Ferroportin disease usually has features distinct from HFE hemochromatosis. There is an early increase in serum ferritin despite a low or normal transferrin saturation. Progressive iron accumulation occurs in organs especially the liver and spleen and reticuloendothelial macrophages. The pattern of iron accumulation in the liver is distinct when examined under the microscope. These patients may be hard to venesect as a borderline anemia with low tolerance to phlebotomy may occur. Venesection may have to consist of smaller units taken over a longer time.
However as more patients with ferroportin disease have been diagnosed the disorder has been shown to be clinically diverse. Some patients can present with a disorder similar to HFE hemochromatosis with high transferrin saturation and loading of iron in parenchymal tissues. Current thinking is that mutations in different regions of the ferroportin gene may cause different functional abnormalities.

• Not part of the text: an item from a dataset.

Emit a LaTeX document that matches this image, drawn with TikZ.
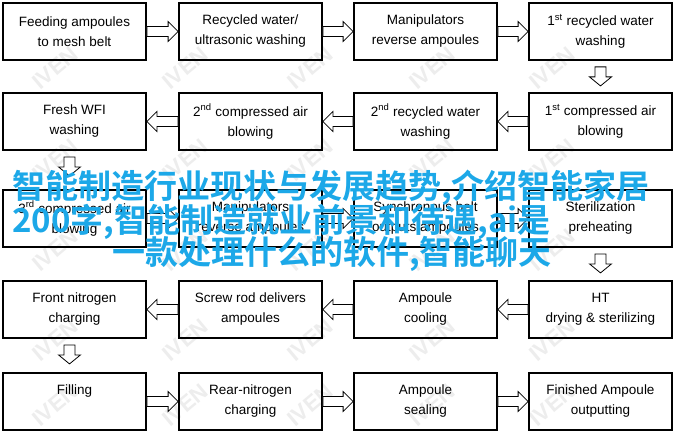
\documentclass[tikz,border=0pt]{standalone}
\usepackage{fontspec}
\setmainfont{Liberation Sans}
\newfontfamily\cjkfont{Noto Sans CJK SC}[BoldFont={* Bold}]
\usetikzlibrary{calc}
\definecolor{overlaycyan}{RGB}{28,168,232}
\tikzset{
  stepbox/.style={draw=black, line width=1.8pt, minimum width=143pt, minimum height=57pt,
    inner sep=0pt, align=center, font=\fontsize{13.5}{20}\selectfont},
  hollowarrow/.style={draw=black, line width=0.8pt, fill=white, line join=miter},
  overlay text/.style={anchor=west, inner sep=0pt, text=overlaycyan,
    font=\cjkfont\bfseries\fontsize{33}{33}\selectfont},
  watermark/.style={text=black!7, rotate=40, font=\bfseries\fontsize{22}{22}\selectfont}
}
% right-pointing hollow arrow from #1.east to #2.west
\newcommand{\rarrow}[2]{%
  \draw[hollowarrow] ($(#1.east)+(0,-5)$) -- ($(#2.west)+(-10,-5)$) -- ($(#2.west)+(-10,-10)$)
    -- (#2.west) -- ($(#2.west)+(-10,10)$) -- ($(#2.west)+(-10,5)$) -- ($(#1.east)+(0,5)$) -- cycle;}
% left-pointing hollow arrow from #1.west to #2.east
\newcommand{\larrow}[2]{%
  \draw[hollowarrow] ($(#1.west)+(0,-5)$) -- ($(#2.east)+(10,-5)$) -- ($(#2.east)+(10,-10)$)
    -- (#2.east) -- ($(#2.east)+(10,10)$) -- ($(#2.east)+(10,5)$) -- ($(#1.west)+(0,5)$) -- cycle;}
% downward hollow arrow below #1 towards #2, x shift #3
\newcommand{\darrow}[3]{%
  \draw[hollowarrow] ($(#1.south)+(#3-5.5,6)$) -- ($(#1.south)+(#3-5.5,16)$) -- ($(#1.south)+(#3-11,16)$)
    -- ($(#1.south)+(#3,25)$) -- ($(#1.south)+(#3+11,16)$) -- ($(#1.south)+(#3+5.5,16)$)
    -- ($(#1.south)+(#3+5.5,6)$) -- cycle;}
\begin{document}
\begin{tikzpicture}[x=1pt,y=-1pt]
\useasboundingbox[fill=white] (0,0) rectangle (683,436);
% watermarks
\foreach \wy in {68,160,250,340,405}{
  \foreach \wx in {55,185,310,432,552}{
    \node[watermark] at (\wx,\wy) {IVEN};
  }
}
% row 1
\node[stepbox] (b11) at (74.5,31.5) {Feeding ampoules\\to mesh belt};
\node[stepbox] (b12) at (250.5,31.5) {Recycled water/\\ultrasonic washing};
\node[stepbox] (b13) at (425.5,31.5) {Manipulators\\reverse ampoules};
\node[stepbox] (b14) at (600.5,31.5) {1\textsuperscript{st} recycled water\\washing};
% row 2
\node[stepbox] (b21) at (74.5,121.5) {Fresh WFI\\washing};
\node[stepbox] (b22) at (250.5,121.5) {2\textsuperscript{nd} compressed air\\blowing};
\node[stepbox] (b23) at (425.5,121.5) {2\textsuperscript{nd} recycled water\\washing};
\node[stepbox] (b24) at (600.5,121.5) {1\textsuperscript{st} compressed air\\blowing};
% row 3
\node[stepbox] (b31) at (74.5,218.5) {3\textsuperscript{rd} compressed air\\blowing};
\node[stepbox] (b32) at (250.5,218.5) {Manipulators\\reverse ampoules};
\node[stepbox] (b33) at (425.5,218.5) {Synchronous belt\\outputs ampoules};
\node[stepbox] (b34) at (600.5,218.5) {Sterilization\\preheating};
% row 4
\node[stepbox] (b41) at (74.5,309.5) {Front nitrogen\\charging};
\node[stepbox] (b42) at (250.5,309.5) {Screw rod delivers\\ampoules};
\node[stepbox] (b43) at (425.5,309.5) {Ampoule\\cooling};
\node[stepbox] (b44) at (600.5,309.5) {HT\\drying \& sterilizing};
% row 5
\node[stepbox] (b51) at (74.5,401.5) {Filling\\\phantom{g}};
\node[stepbox] (b52) at (250.5,401.5) {Rear-nitrogen\\charging};
\node[stepbox] (b53) at (425.5,401.5) {Ampoule\\sealing};
\node[stepbox] (b54) at (600.5,401.5) {Finished Ampoule\\outputting};
% arrows
\rarrow{b11}{b12} \rarrow{b12}{b13} \rarrow{b13}{b14}
\darrow{b14}{b24}{0}
\larrow{b24}{b23} \larrow{b23}{b22} \larrow{b22}{b21}
\darrow{b21}{b31}{-5}
\rarrow{b31}{b32} \rarrow{b32}{b33} \rarrow{b33}{b34}
\darrow{b34}{b44}{0}
\larrow{b44}{b43} \larrow{b43}{b42} \larrow{b42}{b41}
\darrow{b41}{b51}{-5}
\rarrow{b51}{b52} \rarrow{b52}{b53} \rarrow{b53}{b54}
% overlay text
\node[overlay text] (t1) at (12,188) {智能制造行业现状与发展趋势,介绍智能家居};
\node[overlay text] (t2) at (12,222) {200字,智能制造就业前景和待遇,ai是};
\node[overlay text] (t3) at (112,254) {一款处理什么的软件,智能聊天};
\end{tikzpicture}
\end{document}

The ferroportin gene SLC40A1 (SLC11A3) is located on chromosome 2q32. The first descriptions of the disorder were in 1999 and the first identification of mutations was in 2001 in Dutch and Italian patients with the N144H and A77D mutations respectively. A previously described iron overload disorder in a Solomon Islander was subsequently shown to be a N144T mutation. The most common mutation is probably the Val 162 deletion which has been found widely in persons of different ethnicity from countries as diverse as the United Kingdom, Sri Lanka, Australia, Italy and Greece. Other mutations have been described in Chinese and Japanese patients and Canadian patients of Scandinavian origin. Ferroportin disease appears to be the most common form of iron overload after HFE hemochromatosis. It is possible that ferrroportin disease is actually the most common form of iron overload but undiscovered in the majority of patients worldwide as they do not have access to testing. A ferroportin mutation Q248H has been implicated as a possible cause of African Iron Overload, but this is not proven. Different presentations may occur at different ages for the same patient. It has been shown that transferrin saturation for the Val 162 deletion and to a lesser extent the A77D mutation rises as the patient ages.
Recent work using magnetic resonance imaging has shown differences associated with ferroportin mutations. A classic or common form characterized by liver, spleen and bone macrophage iron retention was shown to occur in patients carrying the A77D, G80S and Val 162 deletion ferroportin variants. A rarer non-classic form associated with liver iron overload but normal spleen and bone marrow iron content was noted in patients with the N144H mutation. Interestingly, in treated patients with the classic form, the spleen and the spine showed appreciable iron accumulation even when serum ferritin was normal and liver iron content low.